I'm not much a TV watcher. I hit all the high notes, but you're far more likely to find me watching a movie or playing a video game. I do, however, have both an elderly dad and a toddler nephew, which gives me close access to the target demos of the CBS drama "Blue Bloods" and the Nickelodeon cartoon "Paw Patrol." These shows are very different to say the least, but they both have attracted the attention of a certain subset of social media users in the past week. Why? "Copaganda." What the hell is that you ask? Simply put, it's the portrayal of police and law enforcement as "good guys" in media. There are some who believe that shows like "Blue Bloods" and "Paw Patrol" contribute to an American's positive attitudes towards police and police officers, which in turn allows society to turn a blind eye to abuses of power.

It's an interesting theory, of course.

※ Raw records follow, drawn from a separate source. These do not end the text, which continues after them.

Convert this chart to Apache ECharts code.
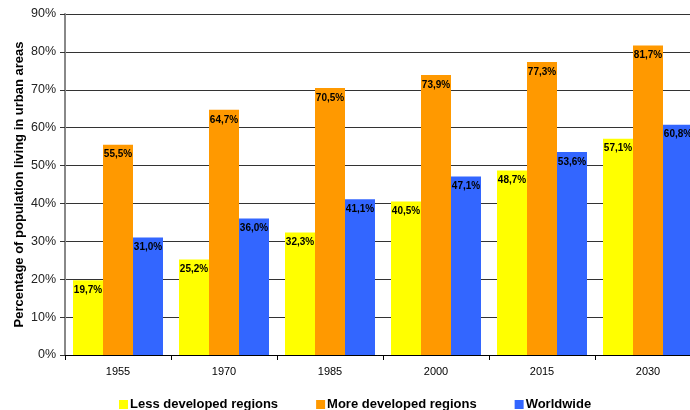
<!DOCTYPE html>
<html><head><meta charset="utf-8">
<script src="https://cdn.jsdelivr.net/npm/echarts@6/dist/echarts.min.js"></script>
<style>html,body{margin:0;padding:0;background:#fff}#c{width:690px;height:410px}</style>
</head><body><div id="c"></div>
<script>
const categories = ['1955','1970','1985','2000','2015','2030'];
const lessDeveloped = [19.7, 25.2, 32.3, 40.5, 48.7, 57.1];
const moreDeveloped = [55.5, 64.7, 70.5, 73.9, 77.3, 81.7];
const worldwide = [31.0, 36.0, 41.1, 47.1, 53.6, 60.8];
const seriesNames = ['Less developed regions','More developed regions','Worldwide'];
const colors = ['#FFFF00','#FF9900','#3366FF'];
const font = '"Liberation Sans", Arial, sans-serif';

const chart = echarts.init(document.getElementById('c'), null, {renderer:'canvas'});
const lbl = {
  show:true, position:'insideTop', distance:5,
  formatter: p => p.value.toFixed(1).replace('.', ',') + '%',
  color:'#000', fontWeight:'bold', fontSize:10, fontFamily:font
};
chart.setOption({
  animation:false,
  textStyle:{fontFamily:font},
  grid:{left:65, top:14, width:636, height:341, containLabel:false, outerBoundsMode:'none'},
  legend:{
    left:114, top:393, itemGap:38, itemWidth:9, itemHeight:9, icon:'rect',
    textStyle:{fontWeight:'bold', fontSize:13, color:'#000', fontFamily:font, padding:[0,0,0,-3]}
  },
  xAxis:{
    type:'category', data:categories, boundaryGap:true,
    axisLine:{lineStyle:{color:'#000', width:1}},
    axisTick:{show:true, length:5, lineStyle:{color:'#000'}},
    axisLabel:{color:'#000', fontSize:11, margin:11, fontFamily:font}
  },
  yAxis:{
    type:'value', min:0, max:90, interval:10,
    name:'Percentage of population living in urban areas',
    nameLocation:'middle', nameGap:39, nameRotate:90, nameMoveOverlap:false,
    nameTextStyle:{fontWeight:'bold', fontSize:13, color:'#000', fontFamily:font},
    axisLine:{show:true, lineStyle:{color:'#888', width:2}},
    axisTick:{show:true, length:5, lineStyle:{color:'#333'}},
    axisLabel:{formatter:'{value}%', color:'#222', fontSize:12.5, margin:9, fontFamily:font},
    splitLine:{show:true, lineStyle:{color:'#333', width:1}}
  },
  series:[
    {name:seriesNames[0], type:'bar', data:lessDeveloped, barWidth:30, barGap:'0%', itemStyle:{color:colors[0]}, label:lbl},
    {name:seriesNames[1], type:'bar', data:moreDeveloped, barWidth:30, barGap:'0%', itemStyle:{color:colors[1]}, label:lbl},
    {name:seriesNames[2], type:'bar', data:worldwide, barWidth:30, barGap:'0%', itemStyle:{color:colors[2]}, label:lbl}
  ]
});
</script></body></html>
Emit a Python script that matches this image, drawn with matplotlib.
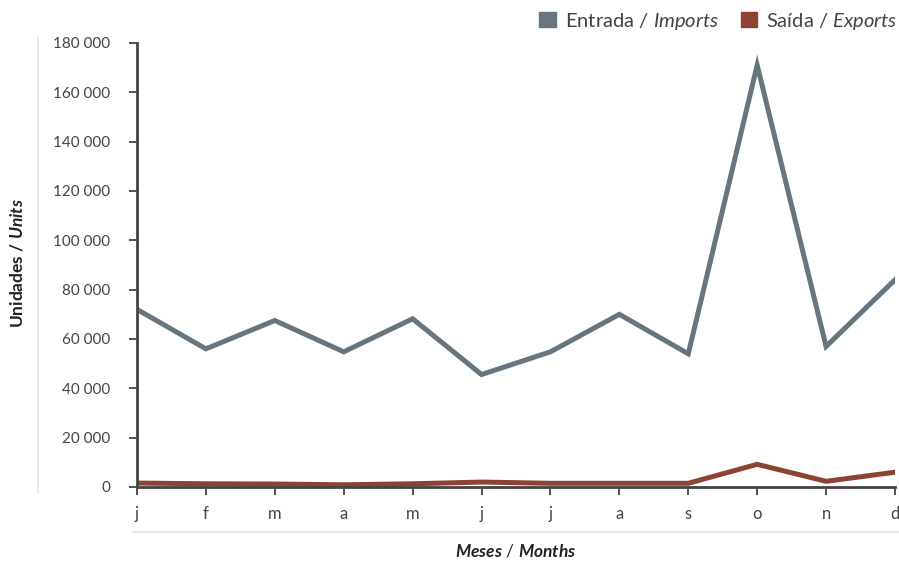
import numpy as np
import matplotlib
matplotlib.use("Agg")
import matplotlib.pyplot as plt
from matplotlib.ticker import FuncFormatter, MultipleLocator
from matplotlib.lines import Line2D
from matplotlib.patches import Patch

# monthly values (units)
months = ["j", "f", "m", "a", "m", "j", "j", "a", "s", "o", "n", "d"]
imports = [72000, 56000, 67500, 54800, 68200, 45600, 54800, 70000, 54000, 171000, 57000, 84000]
exports = [1600, 1300, 1200, 900, 1300, 2000, 1500, 1500, 1500, 9200, 2300, 6000]

c_imp = "#67757e"
c_exp = "#8c4333"
txt = "#444444"

plt.rcParams["font.family"] = ["Lato", "DejaVu Sans"]
plt.rcParams["mathtext.fontset"] = "custom"
plt.rcParams["mathtext.rm"] = "Lato"
plt.rcParams["mathtext.it"] = "Lato:italic"
plt.rcParams["mathtext.bf"] = "Lato:bold"
plt.rcParams["mathtext.bfit"] = "Lato:bold:italic"

fig = plt.figure(figsize=(8.99, 5.62), dpi=100)
ax = fig.add_axes([137 / 899, 1 - 487 / 562, (895 - 137) / 899, (487 - 43) / 562])

x = np.arange(len(months))
ax.plot(x, imports, color=c_imp, lw=3.6, solid_joinstyle="miter")
ax.plot(x, exports, color=c_exp, lw=3.6, solid_joinstyle="miter")

ax.set_xlim(0, 11)
ax.set_ylim(0, 180000)
ax.yaxis.set_major_locator(MultipleLocator(20000))
ax.yaxis.set_major_formatter(FuncFormatter(lambda v, p: f"{int(v):,}".replace(",", " ")))
ax.set_xticks(x)
ax.set_xticklabels(months)

for s in ["top", "right"]:
    ax.spines[s].set_visible(False)
for s in ["left", "bottom"]:
    ax.spines[s].set_color("#444444")
    ax.spines[s].set_linewidth(2)
ax.tick_params(axis="both", colors="#444444", labelcolor=txt, labelsize=11,
               length=5.5, width=1.3)
ax.tick_params(axis="y", pad=14)
ax.tick_params(axis="x", pad=8, labelsize=12)

fig.text(17 / 899, 1 - 263 / 562, r"Unidades / $\mathbfit{Units}$", rotation=90,
         ha="center", va="center", fontsize=12.5, fontweight="bold", color="#222222")
fig.text(516 / 899, 1 - 551 / 562, r"$\mathbfit{Meses}$ / $\mathbfit{Months}$",
         ha="center", va="center", fontsize=12.5, color="#222222")

# light guide lines
fig.add_artist(Line2D([38 / 899, 38 / 899], [1 - 38 / 562, 1 - 493 / 562],
                      color="#e6e6e6", lw=1.2))
fig.add_artist(Line2D([133 / 899, 899 / 899], [1 - 532 / 562, 1 - 532 / 562],
                      color="#e6e6e6", lw=1.5))

handles = [Patch(color=c_imp), Patch(color=c_exp)]
labels = [r"Entrada / $\it{Imports}$", r"Saída / $\it{Exports}$"]
fig.legend(handles, labels, loc="center right", bbox_to_anchor=(0.998, 1 - 21 / 562),
           ncol=2, frameon=False, fontsize=14.5, handlelength=0.8, handleheight=0.8,
           handletextpad=0.45, columnspacing=1.1, labelcolor=txt, borderpad=0,
           borderaxespad=0)

fig.savefig("out.png", dpi=100)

Media and pop culture shape American minds far more than in any other country. But is it anything more than a theory? My nephew ADORES Paw Patrol, even going so far as to call one of its characters, Chase, his "best friend." Being the good uncle that I am, I am constantly buying him anything I see with Chase's cute little mug on it. For those unfamiliar, Chase is the resident "police dog" on the team. Should I sit him down and explain that while he may think Chase is his best friend, Chase is willfully enforcing systemic injustice and must be held accountable for his actions? He's a smart boy but I'm not so sure he'd understand the conversation.

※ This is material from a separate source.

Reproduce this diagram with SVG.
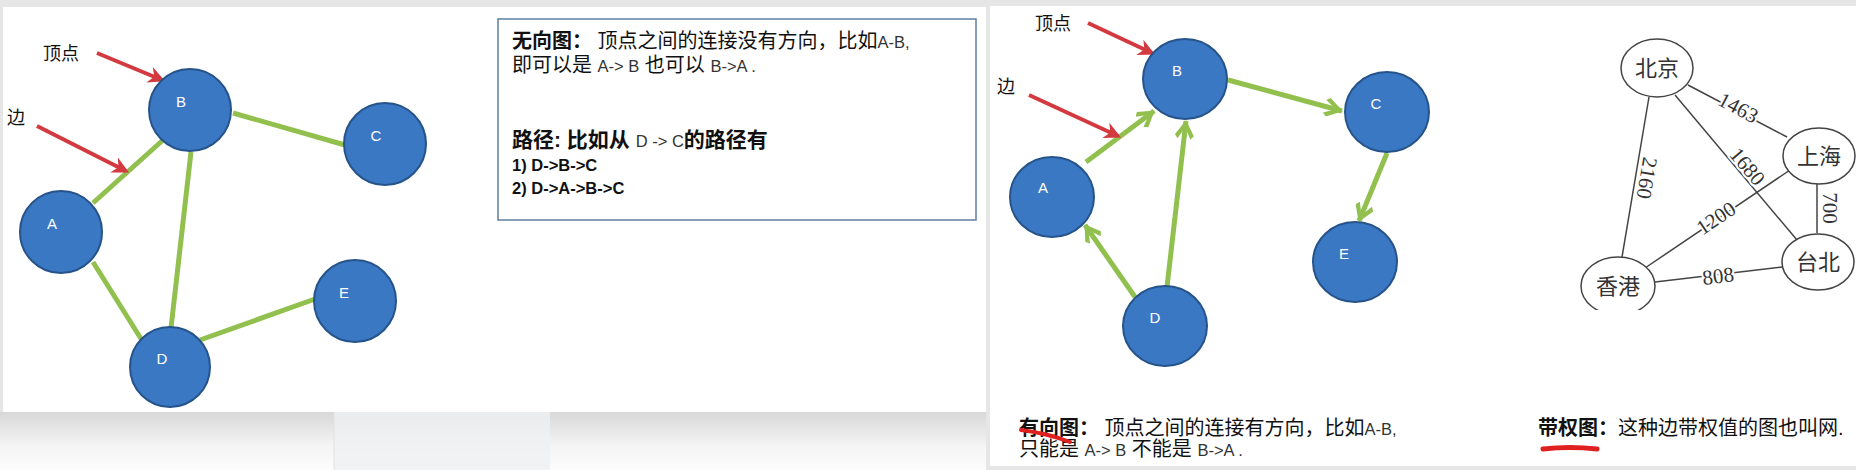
<svg xmlns="http://www.w3.org/2000/svg" width="1856" height="470" viewBox="0 0 1856 470">
<style>
.nd{fill:#3b78c3;stroke:#25538a;stroke-width:2}
.nl{fill:#ffffff;font-family:"Liberation Sans",Arial,sans-serif;font-size:15px;text-anchor:middle}
.ge{stroke:#92c04f;stroke-width:5;fill:none}
.re{stroke:#d23a3f;stroke-width:4;fill:none}
.cj{font-family:"Liberation Sans","Noto Sans CJK SC",sans-serif;fill:#111}
.t19{font-size:20px}
.lat{font-family:"Liberation Sans",Arial,sans-serif;font-size:16.5px;fill:#333}
.b{font-weight:bold}
.wn{fill:#fff;stroke:#444;stroke-width:1.5}
.wl{font-family:"Noto Sans CJK SC",sans-serif;font-size:22px;fill:#333;text-anchor:middle}
.we{stroke:#444;stroke-width:1.5}
.wt{font-family:"Liberation Serif","Times New Roman",serif;font-size:21px;fill:#333;text-anchor:middle;stroke:#fff;stroke-width:4;paint-order:stroke;stroke-linejoin:round}
</style>
<defs>
<marker id="rh" viewBox="0 0 10 10" refX="8" refY="5" markerWidth="4.2" markerHeight="4.2" orient="auto" markerUnits="strokeWidth"><path d="M0,0 L10,5 L0,10 L3,5 z" fill="#d23a3f"/></marker>
<marker id="gh" viewBox="0 0 10 10" refX="9.5" refY="5" markerWidth="3.8" markerHeight="3.8" orient="auto" markerUnits="strokeWidth"><path d="M0,1.6 L2,0 L10,5 L2,10 L0,8.4 L6.2,5 z" fill="#92c04f"/></marker>
<linearGradient id="sh" x1="0" y1="0" x2="0" y2="1"><stop offset="0" stop-color="#d8d8d8"/><stop offset="0.6" stop-color="#f5f5f5"/><stop offset="1" stop-color="#fcfcfc"/></linearGradient>
<clipPath id="wc"><rect x="1560" y="20" width="296" height="290"/></clipPath>
</defs>
<!-- background -->
<rect x="0" y="0" width="1856" height="470" fill="#e6e6e6"/>
<rect x="0" y="412" width="986" height="58" fill="url(#sh)"/>
<rect x="334" y="412" width="216" height="58" fill="#eef0f3" opacity="0.8"/>
<line x1="334" y1="412" x2="334" y2="470" stroke="#e2e2e2"/>
<rect x="3" y="7" width="983" height="405" fill="#ffffff"/>
<rect x="990" y="6" width="866" height="460" fill="#ffffff"/>

<g id="connectors">
<!-- undirected -->
<line class="ge" x1="233" y1="113" x2="345" y2="145"/>
<line class="ge" x1="93" y1="203" x2="163" y2="140"/>
<line class="ge" x1="191" y1="152" x2="171" y2="328"/>
<line class="ge" x1="93" y1="262" x2="143" y2="342"/>
<line class="ge" x1="200" y1="340" x2="315" y2="299"/>
<line class="re" x1="97" y1="53" x2="162" y2="80" marker-end="url(#rh)"/>
<line class="re" x1="37" y1="126" x2="126" y2="171" marker-end="url(#rh)"/>
<!-- directed -->
<line class="ge" x1="1086" y1="162" x2="1154" y2="111" marker-end="url(#gh)"/>
<line class="ge" x1="1167" y1="287" x2="1186" y2="121" marker-end="url(#gh)"/>
<line class="ge" x1="1135" y1="297" x2="1085" y2="225" marker-end="url(#gh)"/>
<line class="ge" x1="1228" y1="80" x2="1342" y2="111" marker-end="url(#gh)"/>
<line class="ge" x1="1387" y1="153" x2="1359" y2="221" marker-end="url(#gh)"/>
<line class="re" x1="1088" y1="23" x2="1152" y2="53" marker-end="url(#rh)"/>
<line class="re" x1="1029" y1="95" x2="1118" y2="136" marker-end="url(#rh)"/>
<!-- weighted -->
<g clip-path="url(#wc)">
<line class="we" x1="1688" y1="85" x2="1787" y2="137"/>
<line class="we" x1="1675" y1="95" x2="1797" y2="240"/>
<line class="we" x1="1649" y1="97" x2="1622" y2="257"/>
<line class="we" x1="1817" y1="182" x2="1817" y2="233"/>
<line class="we" x1="1790" y1="170" x2="1645" y2="268"/>
<line class="we" x1="1655" y1="282" x2="1783" y2="267"/>
<text class="wt" transform="translate(1735,114) rotate(27.7)">1463</text>
<text class="wt" transform="translate(1742,171) rotate(50)">1680</text>
<text class="wt" transform="translate(1640,177) rotate(99.6)">2160</text>
<text class="wt" transform="translate(1823,208) rotate(90)">700</text>
<text class="wt" transform="translate(1720,224) rotate(-34)">1200</text>
<text class="wt" transform="translate(1719,283) rotate(-7)">808</text>
</g>
</g>

<!-- left nodes -->
<g id="u-A"><circle class="nd" cx="61" cy="232" r="41"/><text class="nl" x="52" y="229">A</text></g>
<g id="u-B"><circle class="nd" cx="190" cy="110" r="41"/><text class="nl" x="181" y="107">B</text></g>
<g id="u-C"><circle class="nd" cx="385" cy="144" r="41"/><text class="nl" x="376" y="141">C</text></g>
<g id="u-D"><circle class="nd" cx="170" cy="367" r="40"/><text class="nl" x="162" y="364">D</text></g>
<g id="u-E"><circle class="nd" cx="355" cy="301" r="41"/><text class="nl" x="344" y="298">E</text></g>
<g id="u-label-vertex"><text class="cj" x="43" y="60" font-size="18">顶点</text></g>
<g id="u-label-edge"><text class="cj" x="7" y="124" font-size="18">边</text></g>

<!-- info box -->
<g id="u-info">
<rect x="498" y="19" width="478" height="201" fill="#ffffff" stroke="#5e80a5" stroke-width="1.5"/>
<text class="cj t19" x="512" y="48"><tspan class="b">无向图：</tspan> 顶点之间的连接没有方向，比如<tspan class="lat">A-B,</tspan></text>
<text class="cj t19" x="512" y="72">即可以是 <tspan class="lat">A-&gt; B</tspan> 也可以 <tspan class="lat">B-&gt;A .</tspan></text>
<text class="cj b" x="512" y="147" font-size="21">路径: 比如从 <tspan class="lat" font-weight="normal">D -&gt; C</tspan>的路径有</text>
<text class="cj b" x="512" y="171" font-size="16.5">1) D-&gt;B-&gt;C</text>
<text class="cj b" x="512" y="194" font-size="16.5">2) D-&gt;A-&gt;B-&gt;C</text>
</g>

<!-- right directed nodes -->
<g id="d-A"><ellipse class="nd" cx="1052" cy="197" rx="42" ry="40"/><text class="nl" x="1043" y="193">A</text></g>
<g id="d-B"><ellipse class="nd" cx="1185" cy="79" rx="42" ry="40"/><text class="nl" x="1177" y="76">B</text></g>
<g id="d-C"><ellipse class="nd" cx="1387" cy="112" rx="42" ry="40"/><text class="nl" x="1376" y="109">C</text></g>
<g id="d-D"><ellipse class="nd" cx="1165" cy="326" rx="42" ry="40"/><text class="nl" x="1155" y="323">D</text></g>
<g id="d-E"><ellipse class="nd" cx="1355" cy="262" rx="42" ry="40"/><text class="nl" x="1344" y="259">E</text></g>
<g id="d-label-vertex"><text class="cj" x="1035" y="30" font-size="18">顶点</text></g>
<g id="d-label-edge"><text class="cj" x="997" y="93" font-size="18">边</text></g>

<!-- weighted nodes -->
<g clip-path="url(#wc)">
<g id="w-bj"><ellipse class="wn" cx="1657" cy="68" rx="36" ry="29"/><text class="wl" x="1657" y="76">北京</text></g>
<g id="w-sh"><ellipse class="wn" cx="1819" cy="156" rx="36" ry="28"/><text class="wl" x="1819" y="164">上海</text></g>
<g id="w-tb"><ellipse class="wn" cx="1818" cy="262" rx="36" ry="28"/><text class="wl" x="1818" y="270">台北</text></g>
<g id="w-hk"><ellipse class="wn" cx="1618" cy="286" rx="37" ry="29"/><text class="wl" x="1618" y="294">香港</text></g>
</g>

<!-- captions -->
<g id="cap-directed">
<text class="cj t19" x="1019" y="435"><tspan class="b">有向图：</tspan> 顶点之间的连接有方向，比如<tspan class="lat">A-B,</tspan></text>
<text class="cj t19" x="1019" y="456">只能是 <tspan class="lat">A-&gt; B</tspan> 不能是 <tspan class="lat">B-&gt;A .</tspan></text>
<path d="M1021,430 Q1046,433 1070,442" stroke="#e0201f" stroke-width="4" fill="none" stroke-linecap="round"/>
</g>
<g id="cap-weighted">
<text class="cj t19" x="1538" y="435"><tspan class="b">带权图：</tspan>这种边带权值的图也叫网.</text>
<path d="M1543,449 Q1570,446 1597,449" stroke="#e0201f" stroke-width="5" fill="none" stroke-linecap="round"/>
</g>
</svg>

Plenty of media has portrayed "complex' heroes for all ages: "Breaking Bad" made people root for a meth dealer and the Teenage Mutant Ninja Turtles were constantly resolving conflict with violence. How much does that affect a viewer? I grew up watching Stone Cold Steve Austin drink beer on the job after sending his boss off with a Stunner and a double bird and I've only done that once in the workplace. And even before we answer *THAT* question, the question of whether or not just having a cop as a "good" guy or girl on a TV show makes that character "complicated." I've seen *plenty* of Blue Bloods (and heard even more, on account of the tv volume being pumped WAY up) and the issue with that show isn't that it glorifies cops, the issue is that it kind of stinks. I mean they killed a character's wife almost exactly the same way that The Itchy and Scratchy show killed off Poochie. How good can it be?

There are obviously important questions to be asked going forward and society is right in the middle of potentially seismic changes. Is this the best place to be focusing our energy? Should we re-evaluate our culture's portrayal of police and policing? Share your opinion in the comments section. And please...be kind to Chase. He's my nephew's best friend after all.